“Il maggior fenomeno di rinnovamento del cinema statunitense dai tempi dell’avvento del sonoro” (Franco La Polla). A cavallo fra i Sessanta e Settanta una nuova generazione di cineasti, attori e produttori cambiò la faccia di Hollywood, e la Cineteca di Bologna, in collaborazione con il corso di Iconografia del Cinema (Dams) propone una scelta di pellicole tra le più straordinarie. Cinefilia Ritrovata ne approfitterà per proporre percorsi critici inconsueti, a cominciare dall’approfondimento di Lapo Gresleri (Associazione Leit Movie) dedicato alla prima proiezione, Easy Rider, a seguire.
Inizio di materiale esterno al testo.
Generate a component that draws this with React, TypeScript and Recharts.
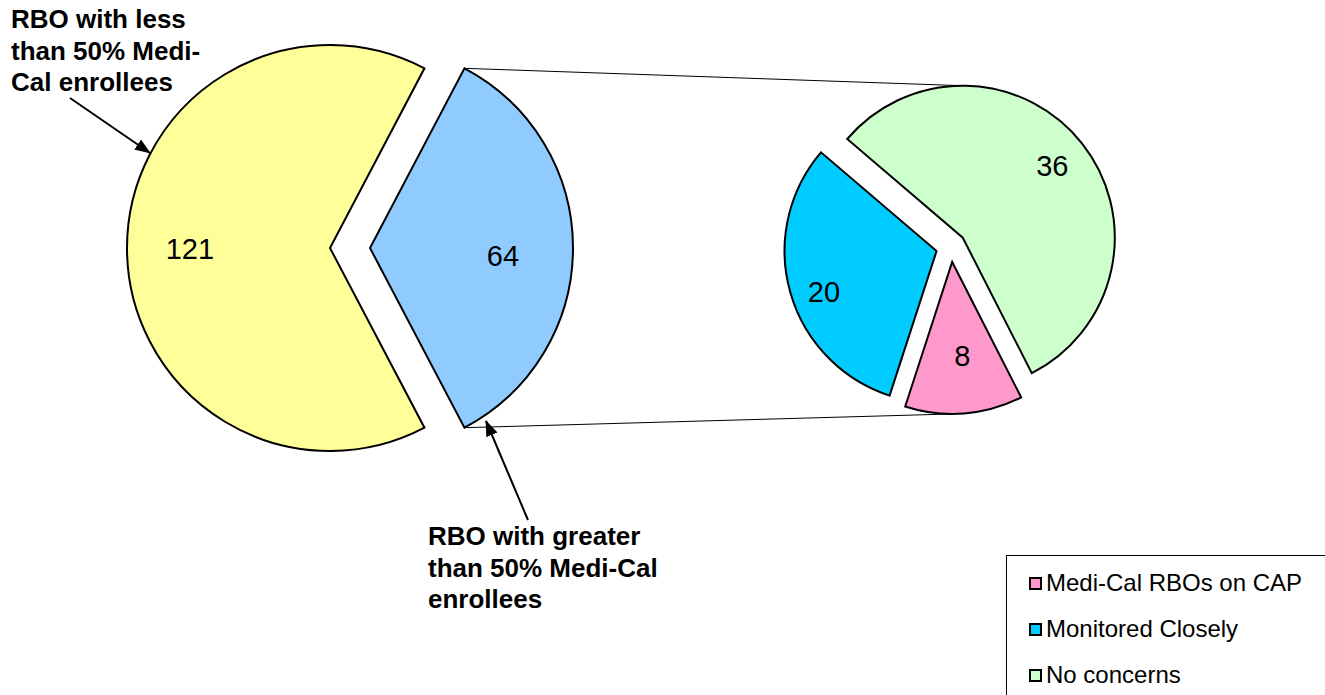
import React from 'react';
import { PieChart, Pie, Sector, Legend } from 'recharts';

// left pie: split of all RBOs
const leftNames = ['RBO with greater than 50% Medi-Cal enrollees', 'RBO with less than 50% Medi-Cal enrollees'];
const leftValues = [64, 121];

// right pie: breakdown of the >50% Medi-Cal slice
const rightNames = ['No concerns', 'Medi-Cal RBOs on CAP', 'Monitored Closely'];
const rightValues = [36, 8, 20];

const legendNames = ['Medi-Cal RBOs on CAP', 'Monitored Closely', 'No concerns'];

const leftData = leftNames.map((name, i) => ({ name, value: leftValues[i] }));
const rightData = rightNames.map((name, i) => ({ name, value: rightValues[i] }));

const LEFT_COLORS = ['#8FCBFF', '#FFFF99'];
const RIGHT_COLORS = ['#CCFFCC', '#FF99CC', '#00CCFF'];
const COLOR_BY_NAME: Record<string, string> = {
  'No concerns': '#CCFFCC',
  'Medi-Cal RBOs on CAP': '#FF99CC',
  'Monitored Closely': '#00CCFF',
};

const LEFT_EXPLODE = [40, 0];
const RIGHT_EXPLODE = [15, 15, 15];
const LEFT_LABEL_R = [0.65, 0.69];
const RIGHT_LABEL_R = [0.75, 0.6, 0.79];
// small nudges of the value labels, [dx, dy]
const LEFT_LABEL_NUDGE = [[1, 8], [0, 1]];
const RIGHT_LABEL_NUDGE = [[0, -1], [3, 3], [3, 8]];

const LEFT = { cx: 330, cy: 248, r: 203 };
const RIGHT = { cx: 951, cy: 247, r: 152, start: 139.5 };

const FONT = 'Arial, "Liberation Sans", sans-serif';
const RAD = Math.PI / 180;

const leftTotal = leftValues.reduce((a, b) => a + b, 0);
const leftStart = (180 * leftValues[0]) / leftTotal;

// ends of the split slice arc, where the connector lines start
const blueCx = LEFT.cx + LEFT_EXPLODE[0];
const connTop = { x: blueCx + LEFT.r * Math.cos(leftStart * RAD), y: LEFT.cy - LEFT.r * Math.sin(leftStart * RAD) };
const connBottom = { x: connTop.x, y: LEFT.cy + LEFT.r * Math.sin(leftStart * RAD) };

const makeSlice =
  (colors: string[], explode: number[], labelR: number[], nudge: number[][], connect: boolean) => (props: any) => {
    const { cx, cy, outerRadius, startAngle, endAngle, midAngle, index, value } = props;
    const cos = Math.cos(-midAngle * RAD);
    const sin = Math.sin(-midAngle * RAD);
    const x0 = cx + explode[index] * cos;
    const y0 = cy + explode[index] * sin;
    const lr = outerRadius * labelR[index];
    let line = null;
    if (connect && index === 0) {
      line = <line x1={connTop.x} y1={connTop.y} x2={x0} y2={y0 - outerRadius} stroke="#000" strokeWidth={1} />;
    }
    if (connect && index === 1) {
      line = <line x1={connBottom.x} y1={connBottom.y} x2={x0} y2={y0 + outerRadius} stroke="#000" strokeWidth={1} />;
    }
    return (
      <g key={`slice-${index}`}>
        {line}
        <Sector
          cx={x0}
          cy={y0}
          innerRadius={0}
          outerRadius={outerRadius}
          startAngle={startAngle}
          endAngle={endAngle}
          fill={colors[index]}
          stroke="#000"
          strokeWidth={2}
        />
        <text
          x={x0 + lr * cos + nudge[index][0]}
          y={y0 + lr * sin + nudge[index][1]}
          textAnchor="middle"
          dominantBaseline="central"
          fontFamily={FONT}
          fontSize={29}
          fill="#000"
          stroke="none"
        >
          {value}
        </text>
      </g>
    );
  };

const LegendBox = () => (
  <div
    style={{
      width: 325,
      height: 145,
      border: '1px solid #000',
      boxSizing: 'border-box',
      background: '#fff',
      position: 'relative',
      fontFamily: FONT,
      fontSize: 24,
      color: '#000',
    }}
  >
    {legendNames.map((name, i) => (
      <div
        key={name}
        style={{ position: 'absolute', left: 22, top: 27 + i * 46 - 14, height: 28, display: 'flex', alignItems: 'center' }}
      >
        <span
          style={{
            display: 'inline-block',
            width: 13,
            height: 13,
            border: '2px solid #000',
            boxSizing: 'border-box',
            background: COLOR_BY_NAME[name],
            marginRight: 4,
          }}
        />
        <span style={{ whiteSpace: 'nowrap' }}>{name}</span>
      </div>
    ))}
  </div>
);

const boldText = { fontFamily: FONT, fontSize: 26, fontWeight: 700, fill: '#000' } as const;

export default function App() {
  return (
    <div style={{ position: 'absolute', left: 0, top: 0, width: 1325, height: 695, overflow: 'hidden', background: '#fff' }}>
      <PieChart width={1325} height={695} margin={{ top: 0, right: 0, bottom: 0, left: 0 }}>
        <Pie
          data={leftData}
          dataKey="value"
          nameKey="name"
          cx={LEFT.cx}
          cy={LEFT.cy}
          outerRadius={LEFT.r}
          startAngle={leftStart}
          endAngle={leftStart - 360}
          fill="none"
          stroke="none"
          labelLine={false}
          label={makeSlice(LEFT_COLORS, LEFT_EXPLODE, LEFT_LABEL_R, LEFT_LABEL_NUDGE, false)}
          isAnimationActive={false}
        />
        <Pie
          data={rightData}
          dataKey="value"
          nameKey="name"
          cx={RIGHT.cx}
          cy={RIGHT.cy}
          outerRadius={RIGHT.r}
          startAngle={RIGHT.start}
          endAngle={RIGHT.start - 360}
          fill="none"
          stroke="none"
          labelLine={false}
          label={makeSlice(RIGHT_COLORS, RIGHT_EXPLODE, RIGHT_LABEL_R, RIGHT_LABEL_NUDGE, true)}
          isAnimationActive={false}
        />
        <Legend
          content={() => <LegendBox />}
          wrapperStyle={{ position: 'absolute', left: 1006, top: 555, bottom: 'auto', width: 325, height: 145 }}
        />
      </PieChart>
      <svg width={1325} height={695} style={{ position: 'absolute', left: 0, top: 0, pointerEvents: 'none' }}>
        <defs>
          <marker id="arrow" markerUnits="userSpaceOnUse" markerWidth={16} markerHeight={12} viewBox="0 0 16 12" refX={15} refY={6} orient="auto">
            <path d="M0,0 L16,6 L0,12 z" fill="#000" />
          </marker>
        </defs>
        <text {...boldText}>
          <tspan x={11} y={28}>RBO with less</tspan>
          <tspan x={11} y={59.5}>than 50% Medi-</tspan>
          <tspan x={11} y={91}>Cal enrollees</tspan>
        </text>
        <line x1={70} y1={98} x2={150} y2={153} stroke="#000" strokeWidth={2} markerEnd="url(#arrow)" />
        <text {...boldText}>
          <tspan x={428} y={545}>RBO with greater</tspan>
          <tspan x={428} y={576.5}>than 50% Medi-Cal</tspan>
          <tspan x={428} y={608}>enrollees</tspan>
        </text>
        <line x1={528} y1={520} x2={486} y2={421} stroke="#000" strokeWidth={2} markerEnd="url(#arrow)" />
      </svg>
    </div>
  );
}
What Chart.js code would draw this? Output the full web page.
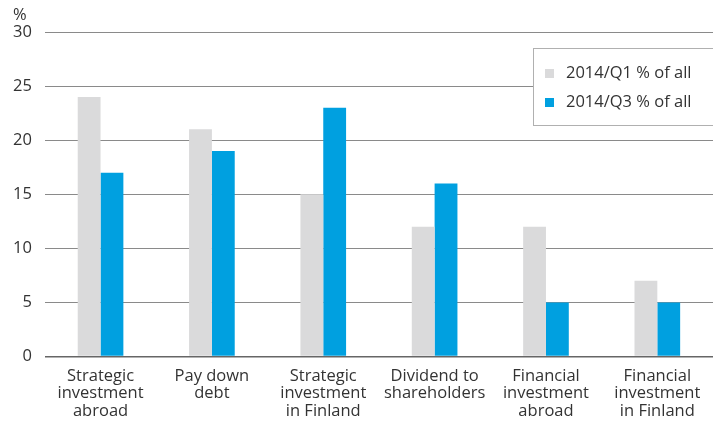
<!DOCTYPE html>
<html>
<head>
<meta charset="utf-8">
<script src="https://cdn.jsdelivr.net/npm/chart.js@4"></script>
<style>
  body { margin: 0; background: #fff; }
  #wrap { width: 713px; height: 423px; }
</style>
</head>
<body>
<div id="wrap"><canvas id="myChart" width="713" height="423"></canvas></div>
<script>
const categories = [
    ['Strategic', 'investment', 'abroad'],
    ['Pay down', 'debt'],
    ['Strategic', 'investment', 'in Finland'],
    ['Dividend to', 'shareholders'],
    ['Financial', 'investment', 'abroad'],
    ['Financial', 'investment', 'in Finland']
];
const q1Values = [24, 21, 15, 12, 12, 7];
const q3Values = [17, 19, 23, 16, 5, 5];
const seriesNames = ['2014/Q1 % of all', '2014/Q3 % of all'];
const seriesColors = ['#dadadb', '#00a0e0'];

const fontFamily = '"Open Sans", "Noto Sans", sans-serif';

// legend box and the "%" unit label, drawn on top of the chart
const boxLegend = {
    id: 'boxLegend',
    afterDraw(chart) {
        const ctx = chart.ctx;
        ctx.save();
        ctx.fillStyle = '#fff';
        ctx.fillRect(533, 48, 185, 77);
        ctx.strokeStyle = '#b0b0b0';
        ctx.lineWidth = 1;
        ctx.strokeRect(533.5, 48.5, 185, 77);

        ctx.font = '16.5px ' + fontFamily;
        ctx.textBaseline = 'middle';
        ctx.textAlign = 'left';
        chart.data.datasets.forEach((ds, i) => {
            const y = 73 + i * 29;
            ctx.fillStyle = ds.backgroundColor;
            ctx.fillRect(545, y - 4, 9, 9);
            ctx.fillStyle = '#333';
            ctx.fillText(ds.label, 566, y);
        });

        ctx.fillText('%', 13, 15);
        ctx.restore();
    }
};

const config = {
    type: 'bar',
    data: {
        labels: categories,
        datasets: [{
            label: seriesNames[0],
            data: q1Values,
            backgroundColor: seriesColors[0],
            categoryPercentage: 0.41,
            barPercentage: 1
        }, {
            label: seriesNames[1],
            data: q3Values,
            backgroundColor: seriesColors[1],
            categoryPercentage: 0.41,
            barPercentage: 1
        }]
    },
    options: {
        responsive: false,
        animation: false,
        layout: {
            padding: { top: 32, right: 0, left: 0, bottom: 0 }
        },
        plugins: {
            legend: { display: false },
            tooltip: { enabled: false }
        },
        scales: {
            x: {
                grid: { display: false },
                border: { display: false },
                ticks: {
                    color: '#333',
                    font: { family: fontFamily, size: 16.5, lineHeight: 1.06 },
                    padding: 3,
                    maxRotation: 0,
                    autoSkip: false
                }
            },
            y: {
                min: 0,
                max: 30,
                ticks: {
                    stepSize: 5,
                    color: '#333',
                    font: { family: fontFamily, size: 16.5 },
                    padding: 13
                },
                grid: {
                    drawTicks: false,
                    color: ctx => ctx.tick.value === 0 ? '#666' : '#8a8a8a',
                    lineWidth: ctx => ctx.tick.value === 0 ? 1.5 : 1
                },
                border: { display: false }
            }
        }
    },
    plugins: [boxLegend]
};

const myChart = new Chart(document.getElementById('myChart'), config);
</script>
</body>
</html>
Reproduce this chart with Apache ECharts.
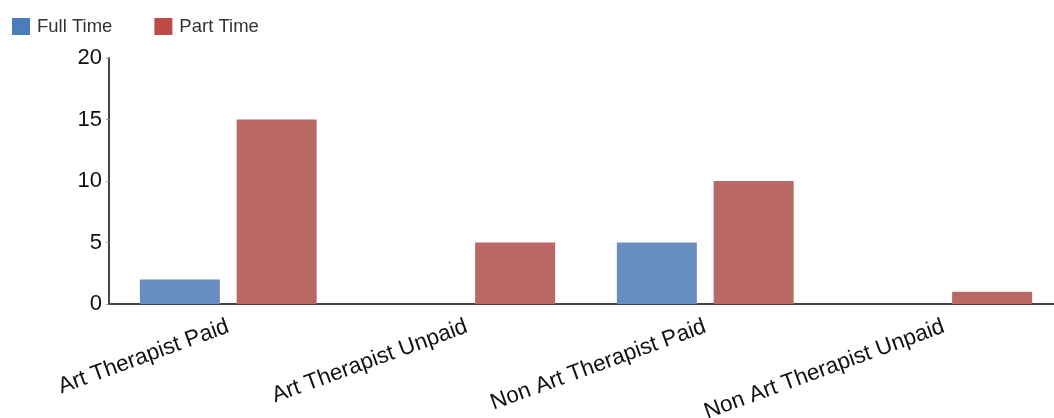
<!DOCTYPE html>
<html>
<head>
<meta charset="utf-8">
<script src="https://cdn.jsdelivr.net/npm/echarts@6/dist/echarts.min.js"></script>
<style>
  html, body { margin: 0; padding: 0; background: #fff; }
  #chart { width: 1054px; height: 418px; }
</style>
</head>
<body>
<div id="chart"></div>
<script>
// categories and values
const categories = ['Art Therapist Paid', 'Art Therapist Unpaid', 'Non Art Therapist Paid', 'Non Art Therapist Unpaid']
const fullTime = [2, 0, 5, 0]
const partTime = [15, 5, 10, 1]
const yTicks = { min: 0, max: 20, interval: 5 }

const chart = echarts.init(document.getElementById('chart'))
chart.setOption({
  animation: false,
  textStyle: { fontFamily: 'Liberation Sans, Arial, sans-serif' },
  legend: {
    left: 7,
    top: 12,
    icon: 'rect',
    itemWidth: 18,
    itemHeight: 17,
    itemGap: 42,
    textStyle: { fontSize: 18.5, color: '#333', padding: [0, 0, 0, 2] },
    data: [
      { name: 'Full Time', itemStyle: { color: '#4a7ebb' } },
      { name: 'Part Time', itemStyle: { color: '#be4b48' } }
    ]
  },
  // the plot runs past the right edge in the original, so let it be clipped
  grid: { left: 109, top: 58, width: 954, height: 246, outerBoundsMode: 'none' },
  xAxis: {
    type: 'category',
    data: categories,
    axisLine: { lineStyle: { color: '#444', width: 2 } },
    axisTick: { alignWithLabel: true, length: 3, lineStyle: { color: '#999' } },
    axisLabel: { rotate: 20, margin: 22, fontSize: 22.5, color: '#111', interval: 0 }
  },
  yAxis: {
    type: 'value',
    min: yTicks.min,
    max: yTicks.max,
    interval: yTicks.interval,
    axisLine: { show: true, lineStyle: { color: '#444', width: 2 } },
    axisTick: { show: true, length: 3, lineStyle: { color: '#999' } },
    splitLine: { show: false },
    axisLabel: { fontSize: 22, color: '#111', margin: 7 }
  },
  series: [
    {
      name: 'Full Time',
      type: 'bar',
      barWidth: 80,
      barGap: '21%',
      itemStyle: { color: '#678ebe' },
      data: fullTime
    },
    {
      name: 'Part Time',
      type: 'bar',
      barWidth: 80,
      itemStyle: { color: '#b96864' },
      data: partTime
    }
  ]
})
</script>
</body>
</html>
Senza soffermarsi sul ruolo di Easy Rider quale “film-manifesto” di un movimento culturale, né sulle qualità tecniche che hanno reso l’esordio alla regia di Dennis Hopper una delle opere più significative e influenti del cinema americano contemporaneo, si vuole qui porre l’accento sulla colonna sonora e la funzione che essa assume in rapporto alle immagini.
Pur se leggenda vuole che Hopper non avesse pianificato un vero commento musicale, ma si fosse limitato a raccogliere alcuni dei suoi pezzi preferiti in quel periodo, è difficile credere che la scelta di un così accurato accompagnamento sia spontanea, guidata solo dall’istinto e dal gusto dell’autore. Pare invece piuttosto frutto di un più preciso processo di ricerca che tiene conto di diversi fattori in causa. Innanzitutto la necessità di trovare una colonna sonora ideale per la storia raccontata, una musica che fosse specchio della generazione hippy, dei suoi ideali e princìpi: Steppenwolf, Smith, The Byrds, Jimi Hendrix o Roger McGuinn sono catalizzatori dei gusti di quel pubblico. Rock psichedelico, Folk Revival e Rock Blues sono i generi di riferimento dell’America contestataria degli ultimi anni Sessanta e la Produzione non ha certo sottovalutato la questione: la volontà di mantenere la scaletta originale è senza dubbio sentore di un interesse anche economico, mirante a creare un prodotto il più proficuo possibile.
Ma la colonna sonora assume qui ancora un’altra funzione. In tutta la pellicola non c’è brano che abbia un ruolo puramente enfatico-emozionale; i pezzi cioè non sono scelti solo a sottofondo delle scene, ma ne diventano vero e proprio commento. Sono le parole, i testi, a dare una valore aggiunto alle azioni o a evidenziare il carattere dei personaggi. Così, se i due protagonisti, incassato il denaro di una grossa vendita di droga, partono per spenderlo in donne e alcool dall’altra parte del Paese sulle note di The Pusher e Born to Be Wild – espressioni di una libertà totale in rottura con gli schemi precostituiti – Ballad of Easy Rider sancisce il fallimento del sogno americano, le aspettative tradite dei due ragazzi e l’amara conclusione del loro viaggio.
La musica diventa allora un nuovo substrato significante cinematografico. Autonoma, ma al contempo connessa alla diegesi, si fa veicolo ulteriore di informazioni altrimenti inespresse, da cogliere e analizzare per comprendere a pieno il testo-film. Un’immagine sonora ora finalmente completa.